Your group will present the material in-class in a format that is left up to each group. For example, you can use presentation software such as MS Powerpoint, PDFs, your Notebook, or Prezi, or, alternatively, you can choose some other presentation style (feel free to discuss your ideas with the course staff). The presentations should cover all steps in your analytics process and highlight your results. The presentation should take between eight to twelve minutes, and will be graded by your discussion teaching assistant.

### Rubric
  - Notebook Report (60%)
  - Class presentation (30%)
  - Peer assessment from your group-mates (10%)

### General

Your report should 
  1. use proper markdown.  
  2. include all of the code used for your analysis.
  3. include properly labeled plots (eg., use axis labels and titles).
  4. use a consistent style between graphs.
  5. be entirely the work of your own group, **Do not plagiarize code, this includes anything you might find online**. All code should be written by you and your group.

-----

### Exploratory Data Analysis (EDA)

1. For each of the features you select, briefly explain why your group decided to include it in the analysis. Specifically, think about why __you think__ they might be helpful in predicting which loans are likely to be repaid and which loans are likely to have the highest return. Other points to keep in mind:
  - At least one variable must be categorical and at least one must be numerical.  
  - You do not need to include summaries of any feature not included in your analysis.
  - **Hint**: features with no (or very few) missing values are likely to be the most useful in making predictions.
2. Create histograms to visualize each of the features included in your analysis.
  - Briefly describe any issues or irregularities that you see in the data, for example:
    - Are there any major outliers? 
    - Does the data look _well_ dispersed or does it _clump_ around some point? 
    - Are there a lot of missing values?
3. Compute appropriate descriptive statistics for each feature. 
  - Numerical features should include at least a measure of centrality and a measure of dispersion.
  - Categorical features should at a minimum indicate which category is most popular.
4. Create histograms for both the _Repaid_ and _Return_ features, do they look normally distributed?
  - Fit a normal distribution to the histogram.
  - Include and discuss a QQ plot. 
5. Finally, include plots that demonstrate the relationship between each explanatory feature and each target feature.
  - You might find a box plot, violin plot, scatter plot, or heat map to be helpful.
  - Analyze these plots and note anything interesting or unusual that you see in your plots. 
  - Do any features look to be strongly related to either target? 
  - Comment on why you think features might be correlated.

-----

### Machine Learning 
1. Preprocess all data appropriately.
 - Normalize any continuous feature.
 - Encode any categorical feature.
 - Randomly split the data into _Training_ and _Testing_ data sets.
 
2. Build a classifier on _Training_ dataset to classify loans as either repaid or not. 
 - Try at least two different classification algorithms and compare their performance on the _Testing_ dataset using some measure of predictive power.
 - Include a confusion matrix for each algorithm.
 - Create a ROC curve comparing the performance of each algorithm on _Testing_ dataset and compute and display the AUC for each algorithm.
 - Create at least one other visualization that compares their relative performance on _Testing_ data. 
 - Explain which model you prefer, include justification beyond the value of a performance metric.
 
3. Build a regression model on _Training_ dataset to predict the loan return.
 - Try at least two different regression algorithms and compare their performance on _Testing_ dataset using some measure of predictive power.
 - Create a lift chart comparing the performance of each model.
 - Explain which model you prefer, include justification beyond the value of a performance metric.

-----

### Conclusion
Summarize the results of your analysis.
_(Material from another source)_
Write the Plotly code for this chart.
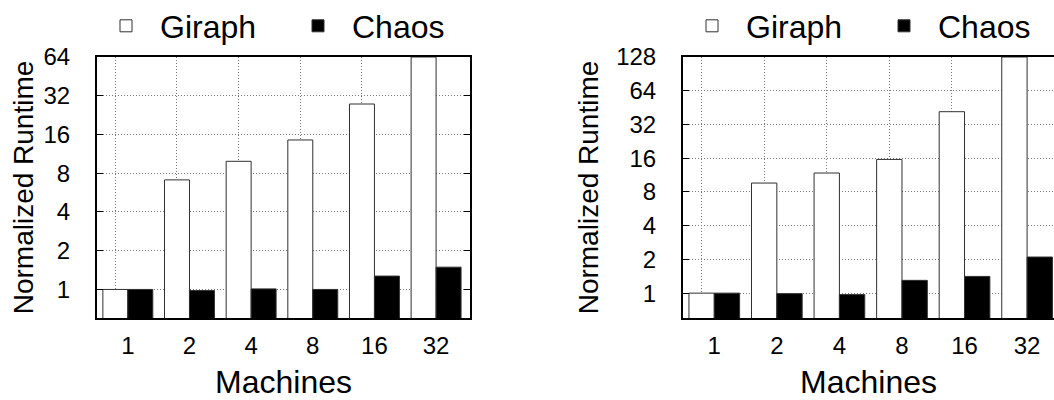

This summary should include anything interesting you found when performing EDA. Also, discuss the results of each classification and regression model. Be sure to address whether your classifier was much better than random on the test data, and comment on how accurate the predictions were from your regression model. Next, be sure to discuss the importance of each feature in both machine learning tasks. Finally, comment on your results and how they might be used to improve the performance of future loans made by the Lending Tree&trade;.

-----

## Getting Started

In order to ensure everyone starts at the same point, we provide the following Code cell that creates the two **target** columns that you will use for the analyses required to complete this group project. The `return` feature encodes the return for each loan and the `repaid` feature encodes whether the loan was repaid in full or not (for simplicity, we  assume that the loan is repaid if the borrower pays more than the loan amount).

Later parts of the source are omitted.